Therto she hadde the moste grace
To have stedefast perseveraunce
And esy, atempre governaunce
That ever I knew or wyste yit,
So pure suffraunt was hir wyt.

The tone and diction of the poem claim it for oral delivery and it seems likely that The Book of the Duchess was first recited at one of the memorial services held in the cathedral; it is couched in a respectful but informal tone, as if the poet were on easy if not necessarily familiar terms with Gaunt himself. The work of a court poet in his mid-twenties, whose abilities were already widely recognised, it is presented in the form of a dream vision, a form highly congenial to Chaucer’s imagination which always works by indirection and ambiguity; in dreams there are no responsibilities. When dealing with “high” matters, such as the grief of the duke of Lancaster, discretion was advisable.

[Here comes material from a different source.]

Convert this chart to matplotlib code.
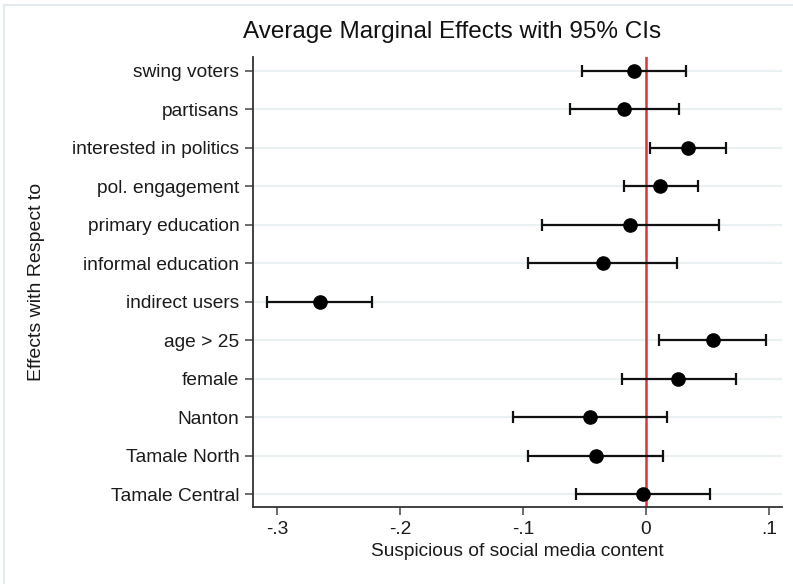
import matplotlib
matplotlib.use("Agg")
import matplotlib.pyplot as plt
from matplotlib.lines import Line2D

# coefplot data
labels = ["swing voters", "partisans", "interested in politics", "pol. engagement",
          "primary education", "informal education", "indirect users", "age > 25",
          "female", "Nanton", "Tamale North", "Tamale Central"]
effect = [-0.0098, -0.0176, 0.0338, 0.0117, -0.0129, -0.0352, -0.2652, 0.0542,
          0.0263, -0.0458, -0.0408, -0.0025]
ci_low = [-0.0523, -0.0618, 0.0031, -0.0179, -0.0844, -0.0956, -0.3080, 0.0109,
          -0.0196, -0.1082, -0.0956, -0.0570]
ci_high = [0.0324, 0.0271, 0.0654, 0.0419, 0.0595, 0.0254, -0.2230, 0.0973,
           0.0732, 0.0168, 0.0140, 0.0523]
xticks = [-0.3, -0.2, -0.1, 0, 0.1]
xticklabels = ["-.3", "-.2", "-.1", "0", ".1"]

plt.rcParams['font.family'] = ['Liberation Sans', 'DejaVu Sans']

W, H = 793, 584
fig = plt.figure(figsize=(W / 100, H / 100), dpi=100)
ax = fig.add_axes([253.3 / W, 1 - 507 / H, (781.7 - 253.3) / W, (507 - 57) / H])

ypos = list(range(1, len(labels) + 1))
grid_c = "#e9f1f3"
for y in ypos:
    ax.axhline(y, color=grid_c, lw=1.5, zorder=0)

ax.axvline(0, color="#d8343c", lw=1.8, zorder=1)

lo_err = [e - l for e, l in zip(effect, ci_low)]
hi_err = [h - e for e, h in zip(effect, ci_high)]
ax.errorbar(effect, ypos, xerr=[lo_err, hi_err], fmt='o', color='black',
            ecolor='#111111', elinewidth=1.6, capsize=4, capthick=1.6,
            markersize=9.5, zorder=3)

ax.set_xlim(-0.3193, 0.1103)
ax.set_ylim(12.33, 0.64)
ax.set_yticks(ypos)
ax.set_yticklabels(labels, fontsize=13.8, color="#1a1a1a")
ax.set_xticks(xticks)
ax.set_xticklabels(xticklabels, fontsize=13.8, color="#1a1a1a")

for s in ["top", "right"]:
    ax.spines[s].set_visible(False)
for s in ["left", "bottom"]:
    ax.spines[s].set_color("#333333")
    ax.spines[s].set_linewidth(1.3)
ax.tick_params(axis='both', length=6, width=1.1, color="#444444", pad=4)

ax.set_xlabel("Suspicious of social media content", fontsize=13.8, labelpad=4,
              color="#1a1a1a")

fig.text(37 / W, 1 - 282 / H, "Effects with Respect to", rotation=90,
         ha='center', va='center', fontsize=14, color="#1a1a1a")
fig.text(452 / W, 1 - 32 / H, "Average Marginal Effects with 95% CIs",
         ha='center', va='center', fontsize=17.5, color="#111111")

# faint frame of the screenshot
fig.add_artist(Line2D([4 / W, 1], [1 - 5 / H, 1 - 5 / H], color="#e4ecef", lw=1.5))
fig.add_artist(Line2D([4 / W, 4 / W], [0, 1 - 5 / H], color="#e4ecef", lw=1.5))

fig.savefig("out.png", dpi=100)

The poem itself belongs to the French tradition of dits amoureux, and in particular to Machaut’s Jugement dou Roy de Behaingne. Its opening lines are, in addition, modelled upon the beginning of Froissart’s Paradys d’Amours. Throughout Chaucer’s poetic output, in fact, there will be found wholesale borrowings and appropriations. Half of his work derives from older and earlier sources. Yet we must forget modern notions of plagiarism and parody. One of the guarantees of virtue and sincerity, in a medieval text, lay in the fact that it derived from a greater authority. There was no merit in originality as such, only in the reformulation and refashioning of older truths. Yet The Book of the Duchess is no mere copy of Paradys d’Amours, or of any other of the texts to which it has been compared. The dry beat of Froissart’s verse has become lush and melodious; the prolixity of Machaut’s narrative style has been curtailed. The French preference for delicate rhetorical effects, and the lively expression of sentiment, has been excised in favour of narrative event and plain dialogue. The French sources have been absorbed, in other words, and out of them an English amalgam is created. It is the paradox of Chaucer’s work: the materials are familiar but their expression is novel and surprising. As he said himself, out of old fields comes all the new corn.